View from our window: Aitutaki, Cook Islands. 2:45 pm, 30 January 2014.
We went for two more dives in Aitutaki. The dive boat anchored just off the reef outside the lagoon, bobbing gently in the swell. While the small wildlife was nowhere near as impressive as on the Great Barrier Reef, the big stuff was super cool — an eagle ray that soared up at us out of the deep-ocean drop-off, and maybe a dozen turtles, both resting on the reef (the bottom right photo is of Susan and the other dive pair swimming a foot away from one of these) and also swimming around (bottom left, I promise…)
All that’s left (above sea level) of the massive volcano that formed Aitutaki is the 124 metre “peak” of Maungapu, which gives a great view of the lagoon.

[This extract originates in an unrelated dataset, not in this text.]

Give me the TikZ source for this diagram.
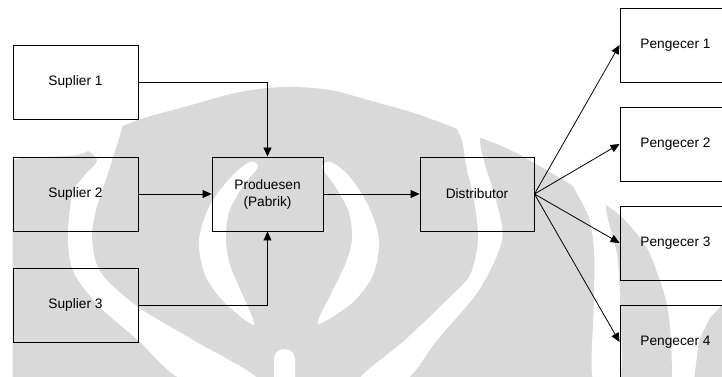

This being a snorkel-in/snorkel-out hotel, we have spent a lot of time drifting through Aitutaki’s lagoon.
Our penultimate stop is Aitutaki, an isolated atoll in the South Pacific. This is a radical departure from the rest of the trip: no traipsing around to a different town every night, no long list of things to do. Just a week in a beach bungalow overlooking a turquoise lagoon, luxuriating in the sunshine. There are practically no sights to see – just swims and books and naps and cocktails for a whole week.
Flight seventeen. If Australia was like flying in the nineties, Rarotonga is like flying in the thirties — no security check, no X-rays, just a stroll out onto the Tarmac.
A rather lovely dawn at the bustling Rarotonga International Airport.
Flight sixteen. About to travel back in time, across the date line.
View from our window: Double Bay, Sydney, Australia. 8:57 am, 24 January 2014.
Finally some sunny weather in a Sydney, just in time for a ferry trip to Manly.